The state of things to come
With arms circling, and in some cases flailing, students participate gamely in their spiritual dance class. "I breathe the song into the air," chants their teacher, "it fell to earth I know not where."
The dance, which originated in Steiner schools, is just one of the unique activities that set these bastions of alternative education apart from the mainstream.
But from this September, the Hereford Waldorf School in the village of Much Dewchurch, near Hereford, will be the first Steiner school to become a state school academy.
Its methods are a world away from the target-driven culture of many maintained schools. But as debate over the national testing regime continues, the Government is making an unprecedented bid to widen parental choice by welcoming it into the state sector.
The move comes as other Steiner advocates are gearing up for a battle over the Early Years Foundation Stage (see box). The new national curriculum for under-fives stipulates that five-year-olds should be able to write their own name among other things. But at Hereford Waldorf, children are not taught to read until seven and leave school with just three GCSEs.
Newly agreed academies have to teach the national curriculum in core subjects. But the Hereford school struck its deal before that rule was introduced and will not teach the national curriculum at all.
"The Government has never wavered in saying we want you in because you are different," says Trevor Mepham, the school's principal designate. "They have always said our curriculum is our strength. We aren't going to put that aside for a hatful of GCSEs, knowing that doing so would create an uneasy compromise of our philosophy."
For pupils and teachers, that philosophy translates into a holistic approach focusing on spiritual as well as academic development.
There is a strong tradition of crafts, including book-binding and woodwork, and minimal ICT. Pupils spend time outside every day for gardening, exercise or play. There is no setting, streaming, constant assessment or hot-housing.
"If you watch a young child play, there's nothing frivolous about it," said Mr Mepham. "They are developing important qualities for the rest of their lives."
One concession the school has made is that pupils will take national tests at 11 and 14. With no national curriculum preparation or exam drilling, the results will be hotly anticipated by all sides of the testing debate.
Pupils currently take GCSEs in English literature, English language and maths, with impressive results. Last year, from a cohort of 21, just one failed to get an A* to C grade in all three subjects. Pupils also take courses accredited by the Open College Network.
When it becomes an academy for three to 16-year-olds, the school will offer five GCSEs or equivalent.
Its transformation comes as the Government announced an acceleration of the academy programme, with 243 schools due to open by 2010, ten more than planned.
Currently housed in a converted barn, a farmhouse and a collection ramshackle temporary classrooms, the Hereford school is in desperate need of new facilities.
Although it ostensibly charges fees of up to pound;4,000 a year, parents only pay what they can afford, with many making up the difference by volunteering or helping to fundraise.
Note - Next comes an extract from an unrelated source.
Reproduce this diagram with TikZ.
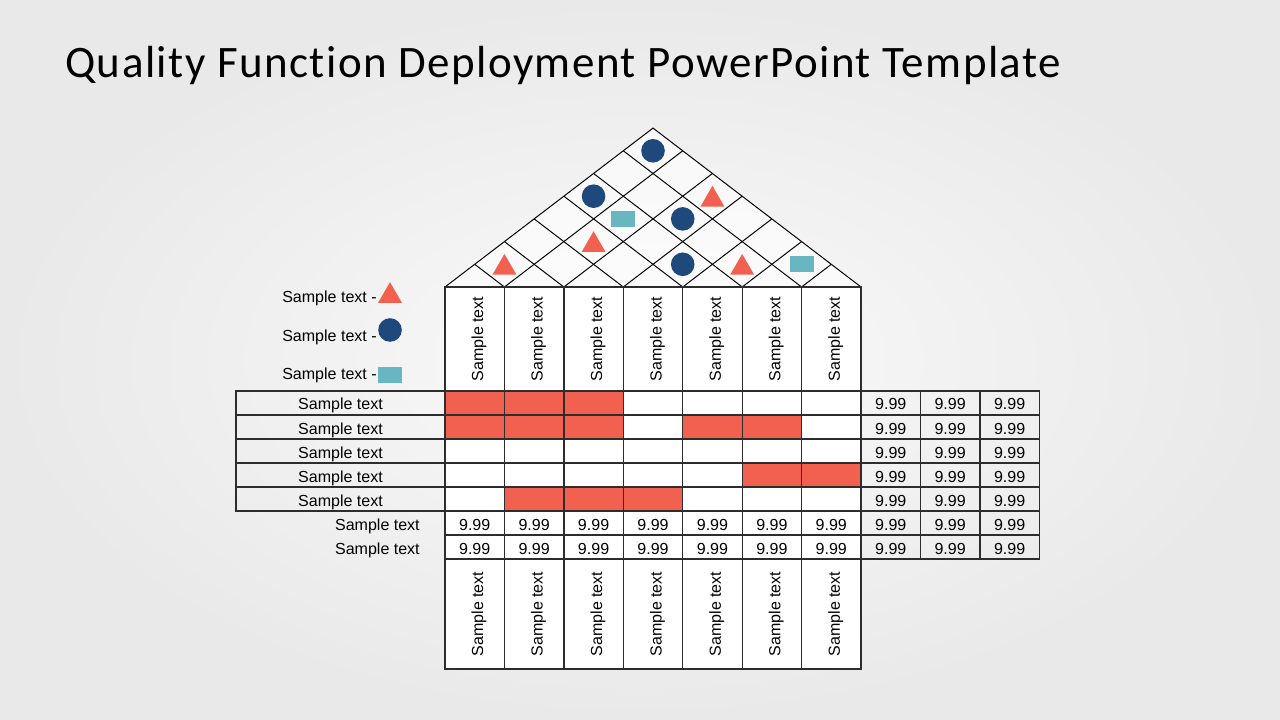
\documentclass[tikz,border=0pt]{standalone}
\usepackage{fontspec}
\setmainfont{Liberation Sans}
\newfontfamily\titlefont[Ligatures=NoCommon, LetterSpace=3.2]{Carlito}
\usetikzlibrary{shapes.geometric}
\definecolor{hqred}{RGB}{242,97,80}
\definecolor{hqnavy}{RGB}{31,73,125}
\definecolor{hqteal}{RGB}{104,182,194}
\definecolor{hqline}{RGB}{45,45,45}
\definecolor{bgin}{RGB}{250,250,250}
\definecolor{bgout}{RGB}{233,233,233}

\begin{document}
\begin{tikzpicture}[x=0.025cm, y=-0.025cm,
    cell/.style={draw=hqline, line width=0.9pt},
    roof/.style={draw=black, line width=0.7pt},
    lbl/.style={font=\fontsize{11.4}{13}\selectfont, inner sep=0pt, anchor=base},
    vlbl/.style={lbl, rotate=90},
    qtri/.style={regular polygon, regular polygon sides=3, fill=hqred, minimum size=0.69cm, inner sep=0pt, yshift=-0.086cm},
    qdot/.style={circle, fill=hqnavy, minimum size=0.59cm, inner sep=0pt},
    qbar/.style={rectangle, fill=hqteal, minimum width=0.6cm, minimum height=0.4cm, inner sep=0pt}]

    \def\cw{59.43}
    \def\dy{22.7}
    \fill[inner color=bgin, outer color=bgout] (0,0) rectangle (1280,720);
    \useasboundingbox (0,0) rectangle (1280,720);

    \node[anchor=base west, inner sep=0pt, font=\titlefont\fontsize{32}{36}\selectfont] (title) at (65,78) {Quality Function Deployment PowerPoint Template};

    % roof
    \fill[white, opacity=0.6] (445,287) -- ({445+3.5*\cw},{287-7*\dy}) -- (861,287) -- cycle;
    \draw[roof] (445,287) -- ({445+3.5*\cw},{287-7*\dy}) -- ({445+7*\cw},287);
    \foreach \i in {1,...,6} {
        \draw[roof] ({445+\i*\cw},287) -- ({445+\i*\cw/2},{287-\i*\dy});
        \draw[roof] ({445+\i*\cw},287) -- ({445+7*\cw-(7-\i)*\cw/2},{287-(7-\i)*\dy});
    }
    \foreach \k/\m in {1/2, 1/10, 2/5, 4/9}
        \node[qtri] (rt\k\m) at ({445+\m*\cw/2},{287-\k*\dy}) {};
    \foreach \k/\m in {1/8, 3/8, 4/5, 6/7}
        \node[qdot] (rd\k\m) at ({445+\m*\cw/2},{287-\k*\dy}) {};
    \foreach \k/\m in {1/12, 3/6}
        \node[qbar] (rb\k\m) at ({445+\m*\cw/2},{287-\k*\dy}) {};

    % legend
    \node[lbl, anchor=base west] (leg1) at (282,303) {Sample text -};
    \node[lbl, anchor=base west] (leg2) at (282,341.5) {Sample text -};
    \node[lbl, anchor=base west] (leg3) at (282,380) {Sample text -};
    \node[qtri] (legtri) at (390,292.5) {};
    \node[qdot] (legdot) at (390,330) {};
    \node[qbar] (legbar) at (390,375) {};

    % matrix
    \fill[white] (445,287) rectangle ({445+7*\cw},669);
    \foreach \r/\c in {0/0, 0/1, 0/2, 1/0, 1/1, 1/2, 1/4, 1/5, 3/5, 3/6, 4/1, 4/2, 4/3}
        \fill[hqred] ({445+\c*\cw},{391+\r*24}) rectangle ++(\cw,24);
    \foreach \i in {0,...,6} {
        \draw[cell] ({445+\i*\cw},287) rectangle ++(\cw,104);
        \draw[cell] ({445+\i*\cw},559) rectangle ++(\cw,110);
        \node[vlbl] (hd\i) at ({445+(\i+0.5)*\cw+8.5},339) {Sample text};
        \node[vlbl] (ft\i) at ({445+(\i+0.5)*\cw+8.5},614) {Sample text};
    }
    \foreach \r in {0,...,6}
        \foreach \c in {0,...,9}
            \draw[cell] ({445+\c*\cw},{391+\r*24}) rectangle ++(\cw,24);
    \foreach \r in {0,...,4} {
        \draw[cell] (236,{391+\r*24}) rectangle ++(209,24);
        \node[lbl] (req\r) at (340.5,{410+\r*24}) {Sample text};
        \foreach \c in {7,8,9}
            \node[lbl] (v\r\c) at ({445+(\c+0.5)*\cw},{410+\r*24}) {9.99};
    }
    \foreach \r in {5,6} {
        \node[lbl, anchor=base east] (req\r) at (420,{410+\r*24}) {Sample text};
        \foreach \c in {0,...,9}
            \node[lbl] (v\r\c) at ({445+(\c+0.5)*\cw},{410+\r*24}) {9.99};
    }
\end{tikzpicture}
\end{document}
Lack of funds also keeps full-time teachers' salaries at just pound;14,500 a year.
Improving its humble resources is an important reason for seeking state funding, Mr Mepham admits.
"But we also don't want to be elitist," he says. "State funding will provide greater access to children who might not otherwise benefit from our approach. We are different and there are elements of good practice that we can offer."
The local council is due to rule in the next week on a planning dispute that will determine the academy's size. The school wants to expand its student roll from 270 to 330, but village residents have complained about the extra traffic that will be created.
Whatever the outcome, the school will get a pound;10 million capital budget, with the Government picking up the majority of the bill. Ministers are expected to sign off its funding agreement this month.
Greta Rushbrooke, a founding teacher who has been at the school since 1983, said it was time to change. "There has always been this label that Steiner is a bit weird," she said. "But this will let the country know how wonderful Steiner education is."
EARLY YEARS DISPUTE
Steiner schools are involved in a fierce dispute over the new curriculum for under-fives, which is due to be in place this September.
As first reported in The TES, a parents' group from Wynstones, a Gloucestershire Steiner school, is threatening to take legal action under human rights laws to protect the way their children are educated.
The Early Years Foundation Stage draws together different guidelines for educating young children and sets standards for them to reach by the age of five, including being able to write their own name and being able to read a range of words and understand some basic phonics.
The guidance will become the legal duty of all state and independent nursery schools and childminders.
Steiner schools do not teach reading until age seven, placing them in a difficult position. The importance of play is fundamental to early-years development in Steiner schools.
Armando Iannucci, the comedian and writer, this week joined a growing group of dissenters who have backed the Open EYE (early years education) campaign, which criticises the new curriculum.